The community location signs that have been in place were installed years ago. Lacking government boundaries to go by, VDOT probably placed them according to its “best estimate” of where they belonged, Ward said. “Things have probably changed a bit from then to now,” she said, adding VDOT was happy to straighten things out.
One significant source of potential motorist confusion was a pair of signs between the Treehouse Tavern and Grateful Produce. One said “Bent Mt.” By itself, that was OK. The location, also near Bent Mountain Fire and Rescue, is arguably within the heart of Bent Mountain. But a different sign nearby read “BENT MTN 2” – meaning Bent Mountain was 2 miles away.
A motorist who traveled those 2 miles — going southbound as the sign indicated — found only rural homes and farms and was well on their way to Copper Hill, the next area to the south.
In response to the sign inconsistencies, VDOT decided to declare the center of Bent Mountain its part-time post office, which is beside B&S Mart. A new sign saying “Bent Mtn” sign faces each direction of traffic there. VDOT prepared a six-page sign sheet for the makeover, a copy of which was obtained by The Roanoke Times.

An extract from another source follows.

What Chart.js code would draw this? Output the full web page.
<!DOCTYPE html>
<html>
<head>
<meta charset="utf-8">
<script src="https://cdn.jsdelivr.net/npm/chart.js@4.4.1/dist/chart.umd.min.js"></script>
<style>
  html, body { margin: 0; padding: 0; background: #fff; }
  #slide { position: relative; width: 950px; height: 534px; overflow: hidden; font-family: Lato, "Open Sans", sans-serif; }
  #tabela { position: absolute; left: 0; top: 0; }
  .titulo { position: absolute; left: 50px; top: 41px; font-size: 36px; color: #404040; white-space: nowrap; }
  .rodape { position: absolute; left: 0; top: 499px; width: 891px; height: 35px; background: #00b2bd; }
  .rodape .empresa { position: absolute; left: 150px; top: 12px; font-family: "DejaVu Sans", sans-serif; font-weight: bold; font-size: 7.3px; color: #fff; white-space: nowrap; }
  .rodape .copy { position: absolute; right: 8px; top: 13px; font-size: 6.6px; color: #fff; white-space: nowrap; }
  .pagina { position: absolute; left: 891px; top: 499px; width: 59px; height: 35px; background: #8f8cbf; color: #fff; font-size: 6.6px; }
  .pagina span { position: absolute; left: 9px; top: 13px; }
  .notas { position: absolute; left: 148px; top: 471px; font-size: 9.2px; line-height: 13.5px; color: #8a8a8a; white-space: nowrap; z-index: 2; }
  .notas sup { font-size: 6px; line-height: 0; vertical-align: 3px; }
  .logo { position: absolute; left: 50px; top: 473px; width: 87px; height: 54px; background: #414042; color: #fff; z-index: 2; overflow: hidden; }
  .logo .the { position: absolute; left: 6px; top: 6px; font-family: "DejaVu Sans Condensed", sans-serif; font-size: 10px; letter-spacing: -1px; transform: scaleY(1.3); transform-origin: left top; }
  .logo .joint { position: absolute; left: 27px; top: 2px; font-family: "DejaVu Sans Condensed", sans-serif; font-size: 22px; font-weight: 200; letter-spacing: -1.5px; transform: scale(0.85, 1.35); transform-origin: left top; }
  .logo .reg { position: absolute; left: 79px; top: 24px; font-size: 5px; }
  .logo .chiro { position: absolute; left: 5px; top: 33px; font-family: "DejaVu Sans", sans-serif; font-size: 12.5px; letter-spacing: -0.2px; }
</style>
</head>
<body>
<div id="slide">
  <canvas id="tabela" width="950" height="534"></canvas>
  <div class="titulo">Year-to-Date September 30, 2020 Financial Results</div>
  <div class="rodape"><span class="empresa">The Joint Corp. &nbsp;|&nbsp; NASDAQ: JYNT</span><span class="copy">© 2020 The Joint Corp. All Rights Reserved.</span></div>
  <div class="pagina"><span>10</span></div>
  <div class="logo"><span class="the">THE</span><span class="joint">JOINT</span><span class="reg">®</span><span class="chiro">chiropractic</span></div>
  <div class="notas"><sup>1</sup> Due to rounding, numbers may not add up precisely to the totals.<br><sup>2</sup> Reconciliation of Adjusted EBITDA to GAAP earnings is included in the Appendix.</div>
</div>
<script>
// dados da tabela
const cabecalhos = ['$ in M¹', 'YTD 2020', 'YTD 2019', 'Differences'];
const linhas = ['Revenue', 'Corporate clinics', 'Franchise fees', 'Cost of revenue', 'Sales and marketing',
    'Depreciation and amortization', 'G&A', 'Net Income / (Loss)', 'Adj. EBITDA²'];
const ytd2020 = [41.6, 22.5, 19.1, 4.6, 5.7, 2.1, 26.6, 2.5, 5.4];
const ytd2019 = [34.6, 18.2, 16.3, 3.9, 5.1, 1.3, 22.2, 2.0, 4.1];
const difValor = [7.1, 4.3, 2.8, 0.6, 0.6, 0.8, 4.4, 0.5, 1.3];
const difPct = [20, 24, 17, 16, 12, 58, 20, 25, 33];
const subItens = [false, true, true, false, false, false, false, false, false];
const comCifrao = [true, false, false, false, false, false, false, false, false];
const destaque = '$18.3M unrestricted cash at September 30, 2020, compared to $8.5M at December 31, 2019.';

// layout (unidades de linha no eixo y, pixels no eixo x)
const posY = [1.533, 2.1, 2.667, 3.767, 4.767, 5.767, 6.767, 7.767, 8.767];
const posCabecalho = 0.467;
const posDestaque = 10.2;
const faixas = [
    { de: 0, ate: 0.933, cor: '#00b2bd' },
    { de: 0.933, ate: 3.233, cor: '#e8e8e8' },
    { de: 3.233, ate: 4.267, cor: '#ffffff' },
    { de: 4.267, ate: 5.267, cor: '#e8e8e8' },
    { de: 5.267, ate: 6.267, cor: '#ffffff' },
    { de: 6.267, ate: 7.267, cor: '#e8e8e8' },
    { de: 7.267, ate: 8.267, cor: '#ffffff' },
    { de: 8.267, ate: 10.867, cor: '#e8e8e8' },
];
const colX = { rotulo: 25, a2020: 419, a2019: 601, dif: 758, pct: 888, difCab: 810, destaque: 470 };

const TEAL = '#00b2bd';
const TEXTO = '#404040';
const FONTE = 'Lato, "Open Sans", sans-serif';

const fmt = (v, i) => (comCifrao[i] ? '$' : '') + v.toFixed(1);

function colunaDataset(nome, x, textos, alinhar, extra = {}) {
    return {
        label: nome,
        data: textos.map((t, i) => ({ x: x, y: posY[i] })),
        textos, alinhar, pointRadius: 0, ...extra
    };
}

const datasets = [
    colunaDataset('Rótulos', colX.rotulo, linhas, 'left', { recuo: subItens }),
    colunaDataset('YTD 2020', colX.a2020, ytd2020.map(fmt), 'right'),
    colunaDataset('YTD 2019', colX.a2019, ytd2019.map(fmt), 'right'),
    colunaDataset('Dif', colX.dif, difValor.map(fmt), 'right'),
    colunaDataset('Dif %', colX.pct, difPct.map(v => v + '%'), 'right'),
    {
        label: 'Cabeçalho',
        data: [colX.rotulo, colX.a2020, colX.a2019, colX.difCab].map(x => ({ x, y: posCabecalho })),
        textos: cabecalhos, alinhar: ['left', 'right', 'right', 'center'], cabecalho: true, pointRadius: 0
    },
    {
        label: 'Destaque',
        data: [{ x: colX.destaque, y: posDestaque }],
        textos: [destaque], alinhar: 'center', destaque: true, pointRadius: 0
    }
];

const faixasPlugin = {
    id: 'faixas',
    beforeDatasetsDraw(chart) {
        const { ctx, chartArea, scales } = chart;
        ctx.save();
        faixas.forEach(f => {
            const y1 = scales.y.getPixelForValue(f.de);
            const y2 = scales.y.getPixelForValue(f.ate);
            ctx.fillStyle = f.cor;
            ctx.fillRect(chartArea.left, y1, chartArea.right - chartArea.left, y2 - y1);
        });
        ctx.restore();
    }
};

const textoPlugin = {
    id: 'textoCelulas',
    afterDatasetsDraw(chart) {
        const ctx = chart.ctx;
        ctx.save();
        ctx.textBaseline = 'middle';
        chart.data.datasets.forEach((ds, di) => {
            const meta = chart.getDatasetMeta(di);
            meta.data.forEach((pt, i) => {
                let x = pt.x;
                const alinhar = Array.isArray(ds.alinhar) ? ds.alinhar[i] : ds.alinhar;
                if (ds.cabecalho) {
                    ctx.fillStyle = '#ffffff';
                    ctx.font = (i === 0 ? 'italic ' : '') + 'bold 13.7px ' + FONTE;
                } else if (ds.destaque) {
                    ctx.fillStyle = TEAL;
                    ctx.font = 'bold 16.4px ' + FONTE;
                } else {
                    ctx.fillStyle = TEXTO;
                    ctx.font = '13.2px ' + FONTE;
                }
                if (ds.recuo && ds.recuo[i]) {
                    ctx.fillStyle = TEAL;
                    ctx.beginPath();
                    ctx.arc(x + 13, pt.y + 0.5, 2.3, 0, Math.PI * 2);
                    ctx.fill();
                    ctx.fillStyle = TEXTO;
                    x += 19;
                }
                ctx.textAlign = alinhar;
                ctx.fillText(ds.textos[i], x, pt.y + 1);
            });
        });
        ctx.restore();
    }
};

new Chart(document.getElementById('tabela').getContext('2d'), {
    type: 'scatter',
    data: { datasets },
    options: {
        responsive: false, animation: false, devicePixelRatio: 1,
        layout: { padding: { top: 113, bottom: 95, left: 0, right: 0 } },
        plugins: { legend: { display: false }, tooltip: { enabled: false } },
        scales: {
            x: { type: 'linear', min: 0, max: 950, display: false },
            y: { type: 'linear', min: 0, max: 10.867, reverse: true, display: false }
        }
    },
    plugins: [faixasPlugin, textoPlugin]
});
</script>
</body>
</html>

In addition, crews on Wednesday were pulling down the BENT MTN 2 sign, which is inaccurate, and the Bent Mt sign, also inaccurate now that officials have decided that the here-is-Bent Mountain sign belongs close to the post office. A new sign will go up between the restaurant and produce store telling southbound drivers that Check is 11 miles away, Floyd 25 miles and Hillsville 57 miles.